Rhabdodon ou Titanosaure

« Il y a toujours un côté magique, un retour à l’enfance, quand on découvre un œuf ou un os fossilisé. Ici, on n’aura jamais terminé de notre vivant car à chaque fois qu’on vient, on sait qu’on va en trouver », dit à l’AFP Séverine Berton, technicienne de fouilles paléontologiques.

Leurs trouvailles ? Un petit fémur, recensé du chiffre « 38 », et un tibia-péroné (« 52 ») de trente centimètres. Sans doute les restes d’un Rhabdodon ou d’un Titanosaure, grands herbivores qui peuplaient cette zone. Un millier d’ossements ont déjà été prélevés sur la réserve.

Des conditions de conservation idéales

Difficile d’imaginer qu’au lieu d’oliviers, pins d’Alep ou de la Sainte-Victoire elle-même, rendue mondialement célèbre par les peintures de Cézanne, le paysage vers la fin du Crétacé (-89 à 66 millions d’années) ressemblait davantage aux marécages de Camargue ou du delta de l’Okavango, au Botswana, avec, en sus, palmiers, conifères et plantes à fleurs. Au milieu, de grandes plaines d’inondation aux sols limono-argileux rendant idéales les conditions d’alimentation, de nidification… et de conservation d’œufs.
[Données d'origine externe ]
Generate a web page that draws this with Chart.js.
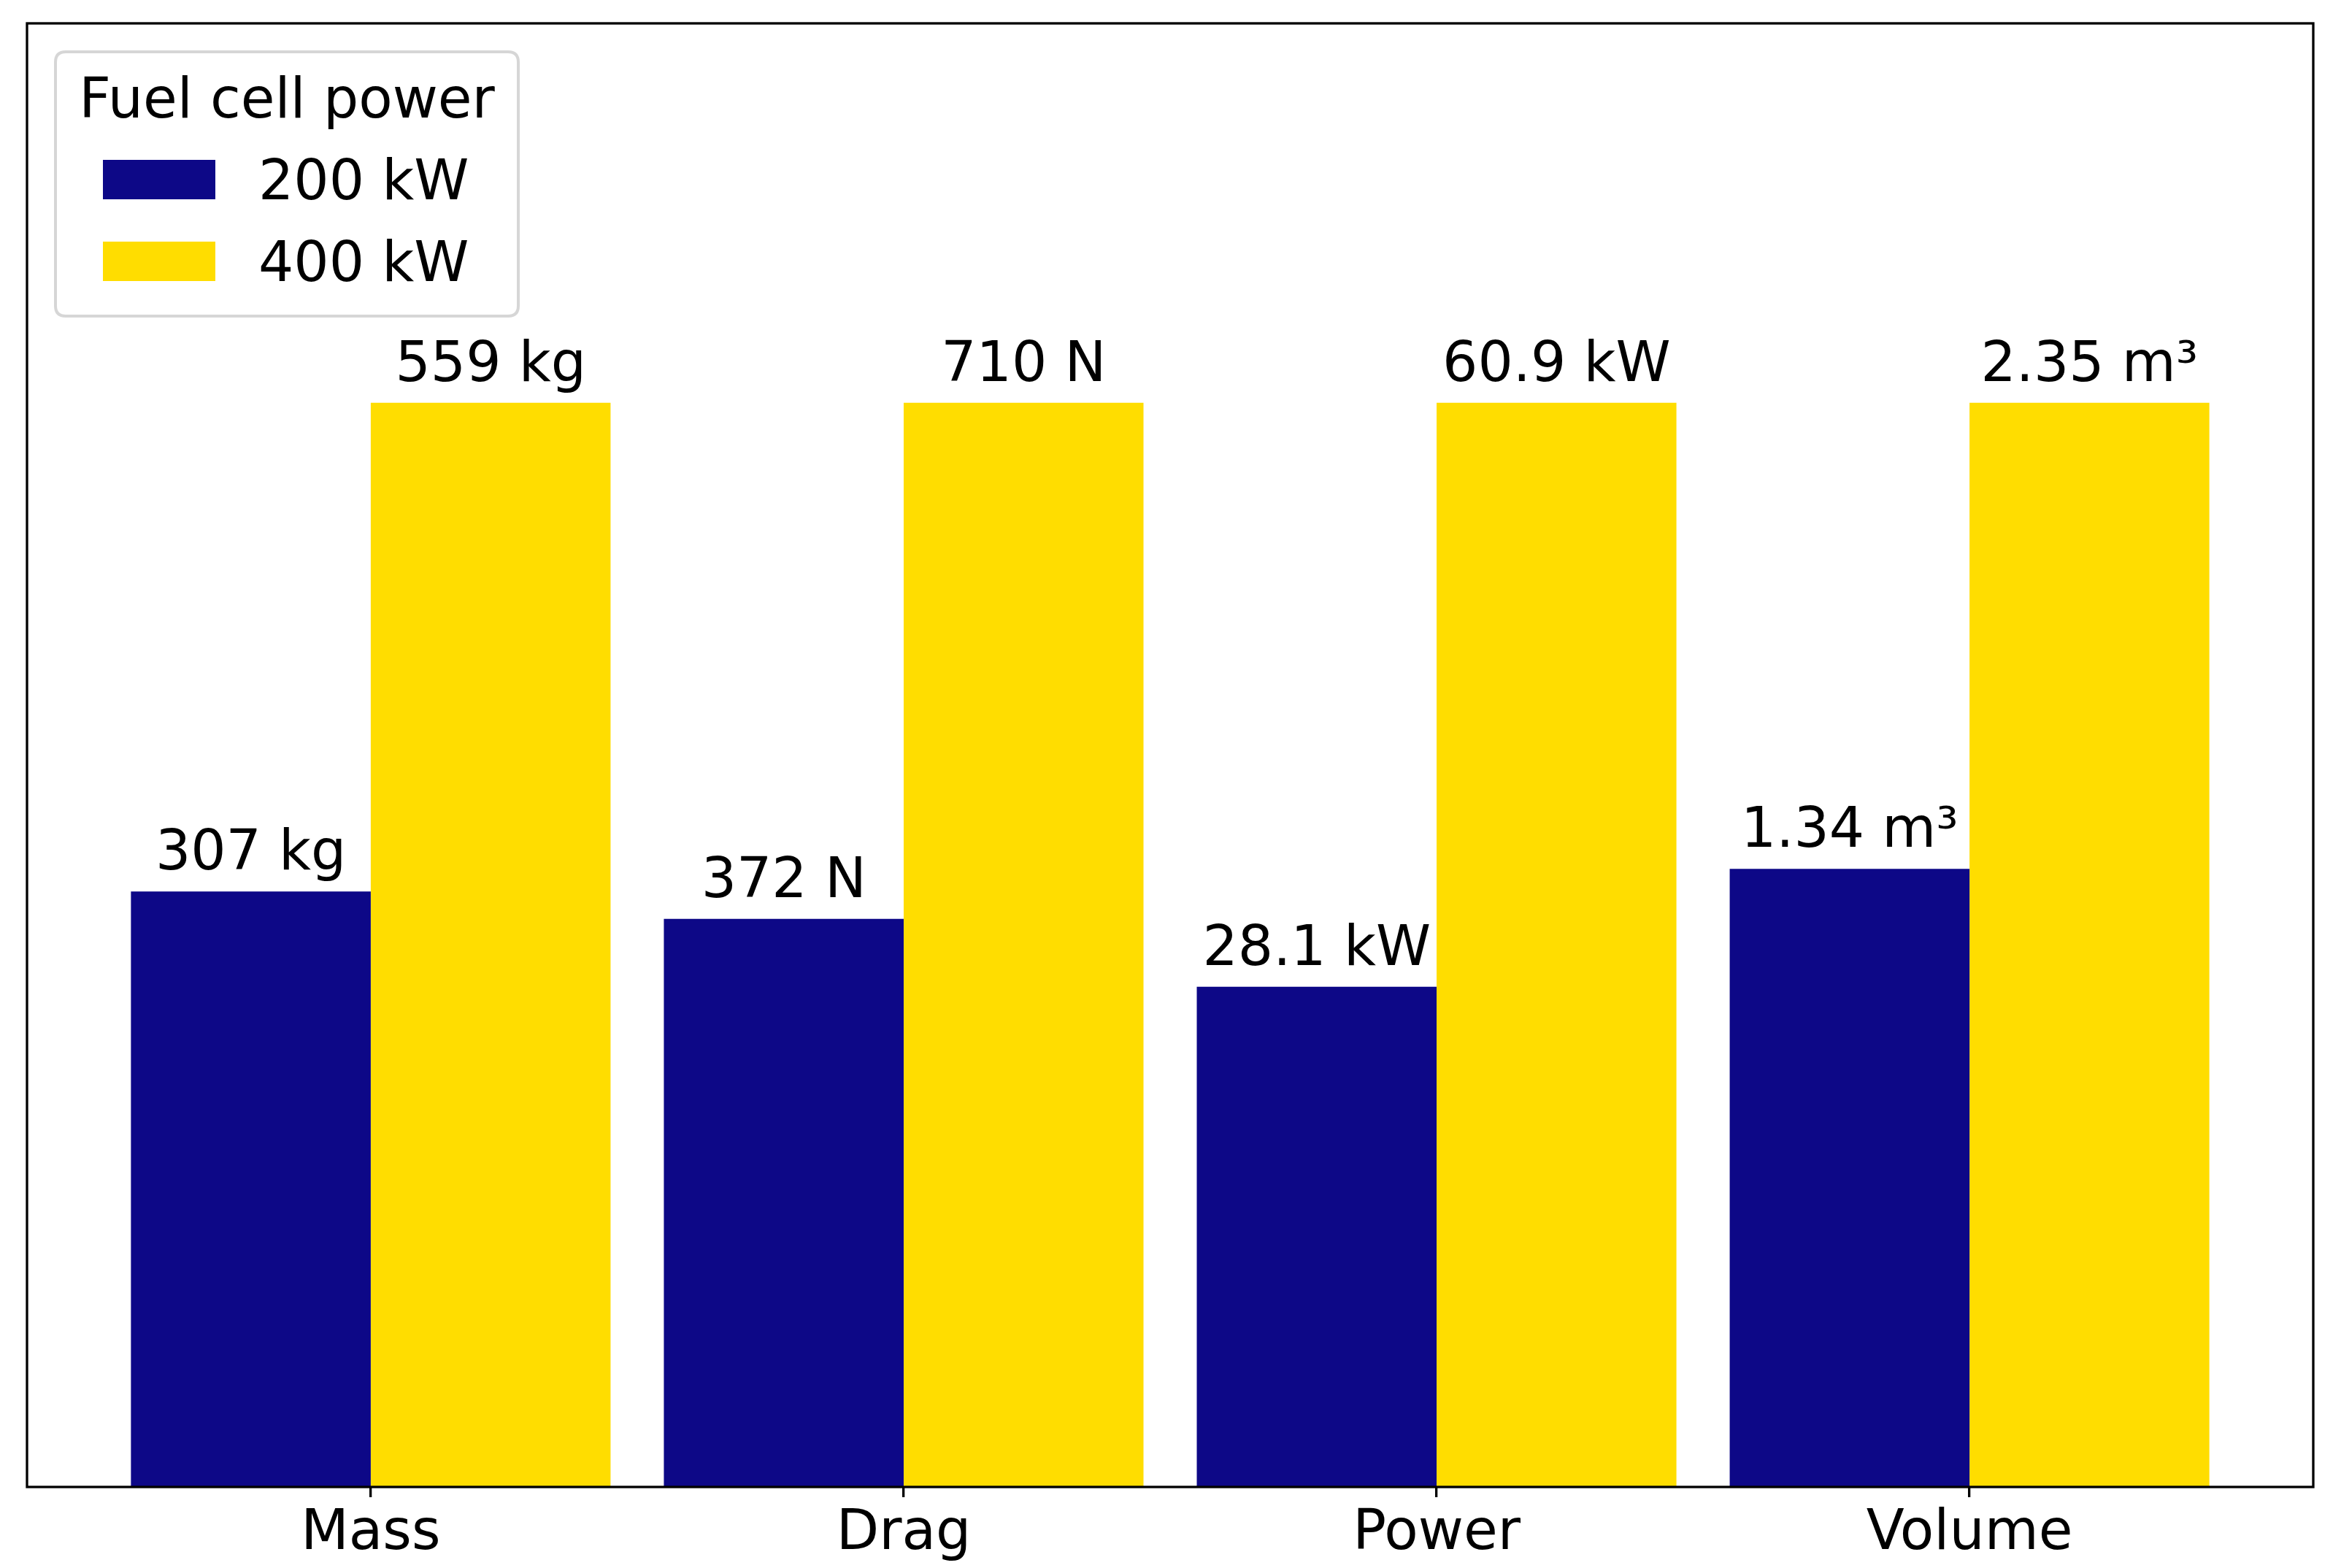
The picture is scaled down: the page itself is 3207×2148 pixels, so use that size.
<!DOCTYPE html>
<html>
<head>
<meta charset="utf-8">
<script src="https://cdn.jsdelivr.net/npm/chart.js@4/dist/chart.umd.min.js"></script>
<style>
  html, body { margin: 0; padding: 0; background: #ffffff; }
  #wrap { width: 3207px; height: 2148px; }
</style>
</head>
<body>
<div id="wrap"><canvas id="c" width="3207" height="2148"></canvas></div>
<script>
// ---- data ----
const categories = ['Mass', 'Drag', 'Power', 'Volume'];
const units = ['kg', 'N', 'kW', 'm³'];
const seriesNames = ['200 kW', '400 kW'];
const values200 = [307, 372, 28.1, 1.34];
const values400 = [559, 710, 60.9, 2.35];
const legendTitle = 'Fuel cell power';
const colors = ['#0D0887', '#FFDD00'];

// normalised heights (each category relative to its largest value)
const rel200 = values200.map((v, i) => v / Math.max(v, values400[i]));
const rel400 = values400.map((v, i) => v / Math.max(v, values200[i]));
const labels200 = values200.map((v, i) => v + ' ' + units[i]);
const labels400 = values400.map((v, i) => v + ' ' + units[i]);

const FONT = 'DejaVu Sans';
const FS = 76;

const barLabelPlugin = {
  id: 'barLabels',
  afterDatasetsDraw(chart) {
    const ctx = chart.ctx;
    ctx.save();
    ctx.font = FS + 'px "' + FONT + '"';
    ctx.fillStyle = '#000000';
    ctx.textAlign = 'center';
    ctx.textBaseline = 'alphabetic';
    chart.data.datasets.forEach((ds, di) => {
      const meta = chart.getDatasetMeta(di);
      meta.data.forEach((bar, i) => {
        ctx.fillText(ds.barLabels[i], bar.x, bar.y - 30);
      });
    });
    ctx.restore();
  }
};

const framePlugin = {
  id: 'frame',
  afterDraw(chart) {
    const a = chart.chartArea;
    const ctx = chart.ctx;
    ctx.save();
    ctx.strokeStyle = '#000000';
    ctx.lineWidth = 3.3;
    ctx.strokeRect(a.left, a.top, a.right - a.left, a.bottom - a.top);

    // legend (inside axes, upper left)
    const lx = a.left + 39, ly = a.top + 39, lw = 634, lh = 362, r = 14;
    ctx.beginPath();
    ctx.moveTo(lx + r, ly);
    ctx.lineTo(lx + lw - r, ly);
    ctx.quadraticCurveTo(lx + lw, ly, lx + lw, ly + r);
    ctx.lineTo(lx + lw, ly + lh - r);
    ctx.quadraticCurveTo(lx + lw, ly + lh, lx + lw - r, ly + lh);
    ctx.lineTo(lx + r, ly + lh);
    ctx.quadraticCurveTo(lx, ly + lh, lx, ly + lh - r);
    ctx.lineTo(lx, ly + r);
    ctx.quadraticCurveTo(lx, ly, lx + r, ly);
    ctx.closePath();
    ctx.fillStyle = 'rgba(255,255,255,0.8)';
    ctx.fill();
    ctx.strokeStyle = 'rgba(204,204,204,0.8)';
    ctx.lineWidth = 4;
    ctx.stroke();

    ctx.font = FS + 'px "' + FONT + '"';
    ctx.fillStyle = '#000000';
    ctx.textAlign = 'center';
    ctx.textBaseline = 'alphabetic';
    ctx.fillText(legendTitle, lx + lw / 2, ly + 90);

    ctx.textAlign = 'left';
    chart.data.datasets.forEach((ds, di) => {
      const hy = ly + 148 + di * 112;
      ctx.fillStyle = ds.backgroundColor;
      ctx.fillRect(lx + 65, hy, 154, 54);
      ctx.fillStyle = '#000000';
      ctx.fillText(ds.label, lx + 278, hy + 54);
    });
    ctx.restore();
  }
};

const chart = new Chart(document.getElementById('c'), {
  type: 'bar',
  data: {
    datasets: [
      {
        label: seriesNames[0],
        data: rel200.map((v, i) => ({ x: i, y: v })),
        backgroundColor: colors[0],
        barLabels: labels200,
        categoryPercentage: 0.9,
        barPercentage: 1.0
      },
      {
        label: seriesNames[1],
        data: rel400.map((v, i) => ({ x: i, y: v })),
        backgroundColor: colors[1],
        barLabels: labels400,
        categoryPercentage: 0.9,
        barPercentage: 1.0
      }
    ]
  },
  options: {
    responsive: false,
    animation: false,
    devicePixelRatio: 1,
    layout: { padding: { left: 37, right: 38, top: 32, bottom: 0 } },
    plugins: { legend: { display: false }, tooltip: { enabled: false } },
    scales: {
      x: {
        type: 'linear',
        offset: false,
        bounds: 'data',
        min: -0.645,
        max: 3.645,
        afterBuildTicks(scale) {
          scale.ticks = categories.map((c, i) => ({ value: i }));
        },
        afterFit(scale) { scale.height = 111; },
        border: { display: false },
        grid: {
          display: true,
          offset: false,
          drawOnChartArea: false,
          drawTicks: true,
          tickLength: 14,
          color: '#000000',
          lineWidth: 3.3
        },
        ticks: {
          autoSkip: false,
          maxRotation: 0,
          padding: 6,
          color: '#000000',
          font: { family: FONT, size: FS },
          callback: (v) => categories[v]
        }
      },
      y: {
        display: false,
        min: 0,
        max: 1.35
      }
    }
  },
  plugins: [barLabelPlugin, framePlugin]
});
</script>
</body>
</html>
Cette zone allant de l’actuelle Espagne jusqu’au Massif central formait alors une île qui abritait diverses espèces de dinosaures endémiques. Herbivores mais aussi carnivores comme Variraptor, cousin du Velociraptor popularisé par Spielberg dans Jurassic Park, ou Arcovenator, dont les seuls fossiles ont été découverts non loin.

La menace du pillage

En 1846, le paléontologue français Philippe Matheron trouvait le premier œuf de dinosaure au monde à Rognac, à une trentaine de kilomètres. Depuis, nombreuses sont les sociétés savantes à venir dans la région pour « chasser » des œufs, de manière plus ou moins encadrée. « Les musées du monde entier voulaient un œuf de la Sainte-Victoire », rappelle M. Tortosa.

Malgré des interdictions, les pillages se poursuivent. En 1989, un incendie révèle des fossiles à l’air libre : « tout le monde venait ramasser des œufs », regrette l’actuel conservateur. En 1994, le site est classé réserve naturelle nationale à vocation géologique, plus haut niveau de protection avec interdiction d’accès du public.

Notre dossier « Dinosaures »

Le département réfléchit désormais à valoriser ce patrimoine pour développer « le tourisme paléontologique » : selon lui, « la France est le seul pays au monde à ne pas savoir communiquer sur les dinosaures : d’autres pays font un musée autour d’une dent alors que c’est ici qu’on trouve le plus de diversité ».